Mentre Gesù sta andando verso Gerusalemme, seguito da una folla numerosa, pur notando che la sua predicazione ha successo e che i suoi ascoltatori pronti ad accompagnarlo lungo la strada sono molti, guardando in faccia quella folla rivolge a tutti alcune parole al fine di fare chiarezza e di non permettere illusioni o addirittura menzogne, dato che vuole accanto a sé discepoli, non militanti.
Parlando a tutti, chiede a chi vuol diventare suo discepolo un prezzo da pagare. Prima condizione: per andare dietro a lui bisogna essere pronti a lasciare persino le persone più care; in altre parole bisogna preferire Gesù ai nostri di casa.
Gesù vuole ricostruire la vita di comunità; lui conosce benissimo il cuore umano, il potere dei legami di sangue, la possibilità che la famiglia sia come una gabbia. Per questo chiede di superare la visione ristretta della piccola famiglia che si chiude in se stessa e chiede alle famiglie di aprirsi e di unirsi tra di loro, per costituire un’unica grande famiglia, la comunità.
Gesù stesso, quando i suoi vorranno riportarlo a Nazaret per allontanarlo da chi gli era avverso, ignora la loro richiesta e mostra la sua nuova famiglia, fatta da coloro che compiono la volontà di Dio. Dunque i vincoli familiari non possono impedire la formazione di una nuova esperenza di chiesa.

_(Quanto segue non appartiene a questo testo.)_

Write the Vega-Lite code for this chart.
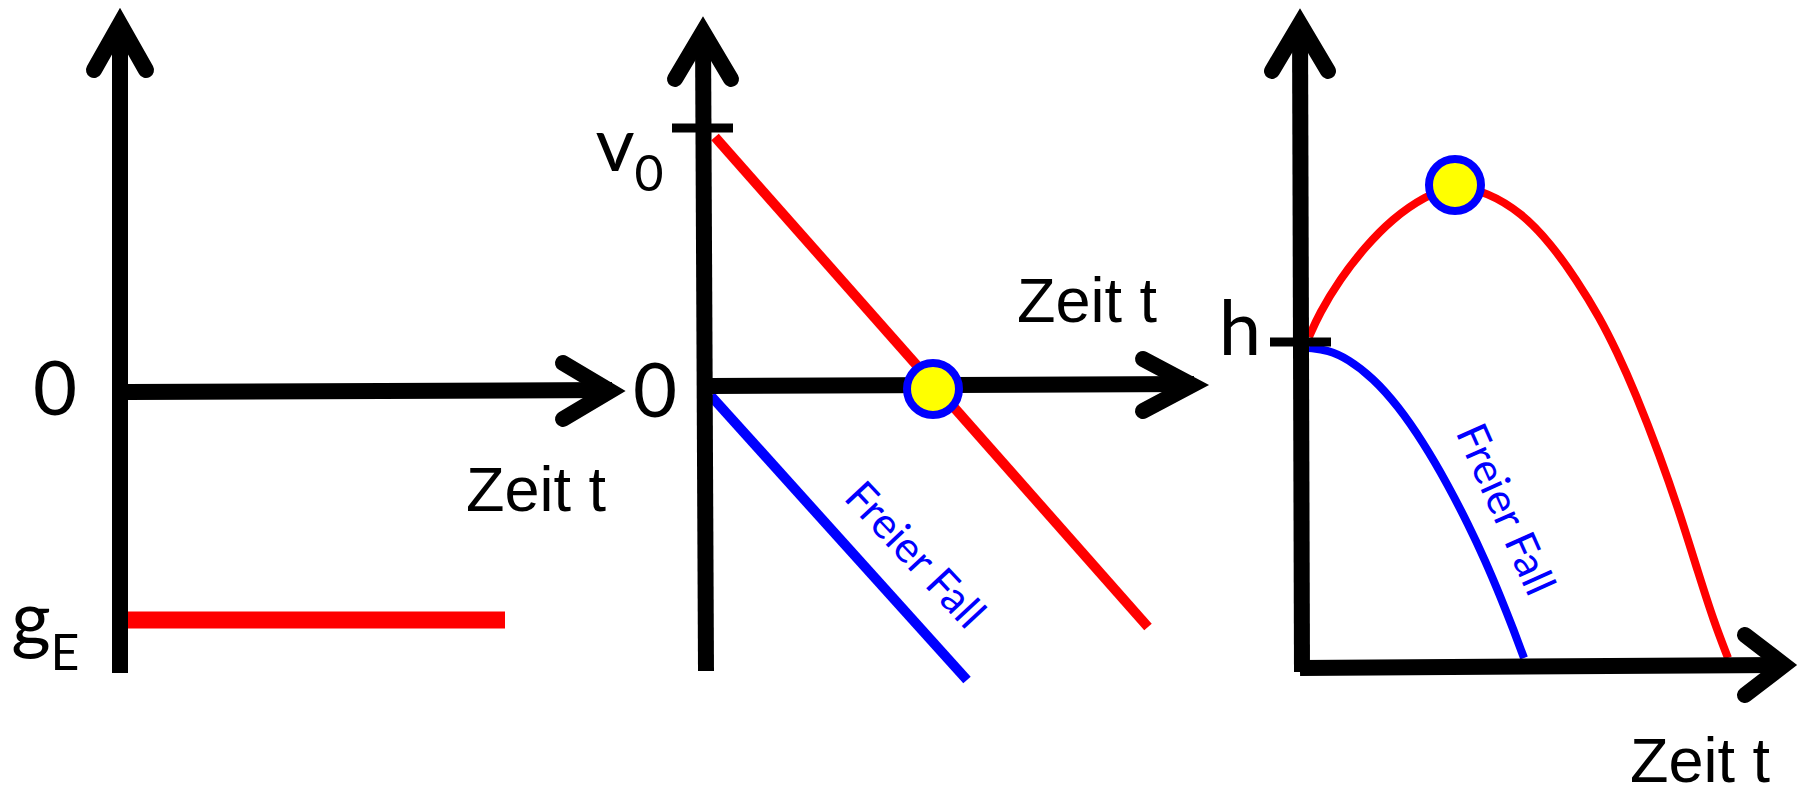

L’intenzione sottesa alle sue parole consiste nella liberazione che Cristo vuole portare a ogni uomo e ogni donna, da tutte le potenze idolatriche. Non possiamo amare tutti nello stesso tempo, ma solo dando ai nostri amori un ordine chiaro sappiamo dov’è il nostro tesoro e dunque il nostro cuore.
In realtà non è questione di quantità (“se uno non mi ama più che il padre e la madre”), ma di qualità dell’amore. Il cammino della vita nuova, che percorriamo seguendo le tracce del Signore, porta ad amare tutto e tutti in lui. E’ ancora e sempre il primo e più grande comandamento: amare Dio con tutto se stessi e il prossimo come se stessi. La Pasqua di Cristo ne è il paradigma!
Seconda condizione: la legge dell’amore è dare la propria vita per l’altro; anche se ciascuno ha la sua croce da portare, in base alla storia delle relazioni, degli affetti, delle vicende e dei sentimenti. E’ chiaro che una cosa simile – non umanamente possibile – è dono di Dio, frutto della sua grazia. Non si è discepoli per quel che sappiamo e riusciamo a fare, ma perché lui viene a salvarci ed a guidarci nella vita dello Spirito.
Essere discepoli di Gesù non è l’esperienza di un momento, una prova da verificare, ma è la decisione di rispondere a una chiamata, a un ‘amen’ detto con ponderazione e discernimento!